Two years ago, I inherited an engineering team at a Fortune 500 financial services company where remote new hires were taking 6 months to reach full productivity. Not kidding—six full months before they could independently own features.
The problem? We had zero onboarding structure. We relied on osmosis, hallway conversations, and “just ask if you have questions.” When we went remote, that model collapsed.
Here’s how we rebuilt onboarding from the ground up and cut ramp time to 3.5 months.
The 30-60-90 Framework
We structured onboarding around clear milestones with explicit success criteria:
Days 1-30: Environment, Culture, First Commits
Goals:
- Complete dev environment setup
- Ship first code (even if it’s just documentation updates)
- Understand team norms and communication patterns
- Meet cross-functional partners (product, design, QA)
Success criteria:
All tools installed and configured
At least 3 merged PRs (can be small fixes, docs, tests)
Completed “shadowing week” with buddy
Can explain our deployment process
Support structure:
- Daily 5-minute check-ins with manager (just “are you blocked?”)
- Weekly 1:1 with assigned buddy (peer who started 6-12 months ago)
- Access to async video library covering architecture, tools, team practices
Days 31-60: Feature Ownership, Code Reviews, Architecture
Goals:
- Own a small-to-medium feature end-to-end
- Participate actively in code reviews (both giving and receiving)
- Deep-dive into 2-3 key system components
- Start attending on-call shadowing
Success criteria:
Shipped at least one feature independently
Given substantive code review feedback to teammates
Can explain architecture of 2-3 core systems
Completed on-call shadowing rotation
Support structure:
- Weekly 1:1s with manager (tactical + career development)
- Bi-weekly 1:1s with buddy (now more peer-to-peer)
- Assigned “deep-dive” sessions with senior engineers
Days 61-90: Cross-Team Collaboration, On-Call, Mentoring
Goals:
- Lead a cross-team initiative or feature
- Take on-call shifts with backup support
- Start mentoring newer hires
- Contribute to architecture discussions
Success criteria:
Led feature involving 2+ teams
Completed first on-call rotation
Mentored at least one newer hire
Proposed architectural improvement or attended architecture review
Support structure:
- Bi-weekly manager 1:1s (more strategic)
- Buddy transitions to peer relationship
- Day 75 skip-level with senior leader
The Key Innovation: Async Video Library + Live Cohorts
We created an async video library that new hires can watch on their own schedule:
- Architecture walkthroughs (15-20 minutes each): Senior engineers explaining key systems
- Tool tutorials: How to use our observability stack, CI/CD pipeline, etc.
- “Day in the life” videos: Different roles showing their typical workflows
- Troubleshooting guides: Common setup issues and how to fix them
But we pair this with live weekly cohort sessions—all new hires who started the same month meet together with a senior engineer.
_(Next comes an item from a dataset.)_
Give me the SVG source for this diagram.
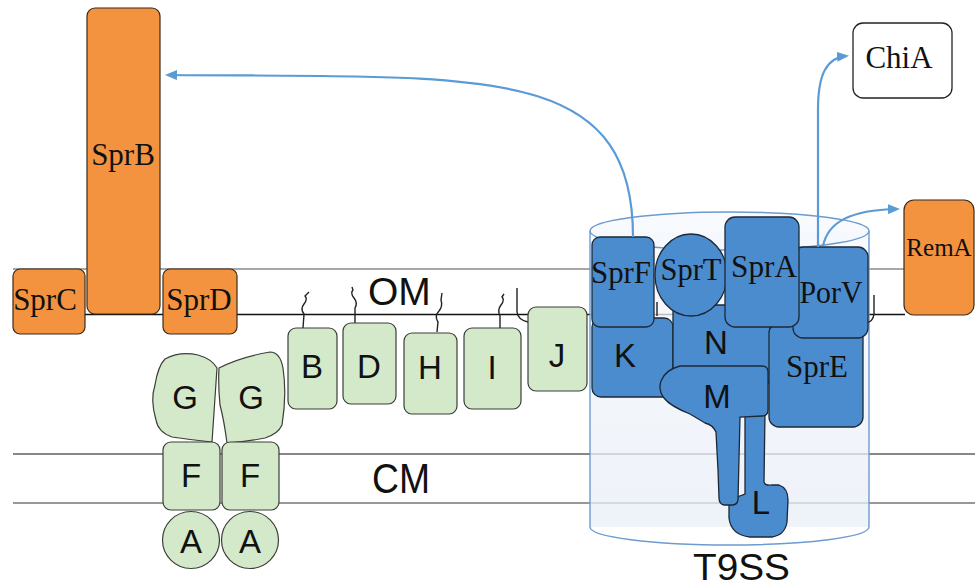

This creates peer bonding and surfaces common questions.
The Results
- Ramp time dropped from 6 months to 3.5 months (40% reduction)
- Retention improved: 88% of new hires stayed 1+ year (vs. 72% before)
- Unexpected benefit: First-generation college grads and career-switchers reported feeling “set up to succeed” instead of “thrown in the deep end”
The structure actually increased psychological safety. People knew what success looked like at each stage.
What I’m Still Figuring Out
Senior hire adaptation: Some senior engineers (especially from FAANG) chafe at the structure. They want to “just explore.” But our data shows even they ramp faster with the framework. Should we create a “senior track” that’s less prescriptive?
Scaling with growth: When we’re hiring 5+ engineers per month, maintaining the cohort model gets hard. How do you keep this personal at scale?
Measuring success: We use “time to first feature shipped” but it’s imperfect. Feature complexity varies. What metrics actually predict long-term success?
What’s Working For You?
For engineering leaders managing remote teams: What onboarding frameworks have you found effective? Where do you see this breaking down?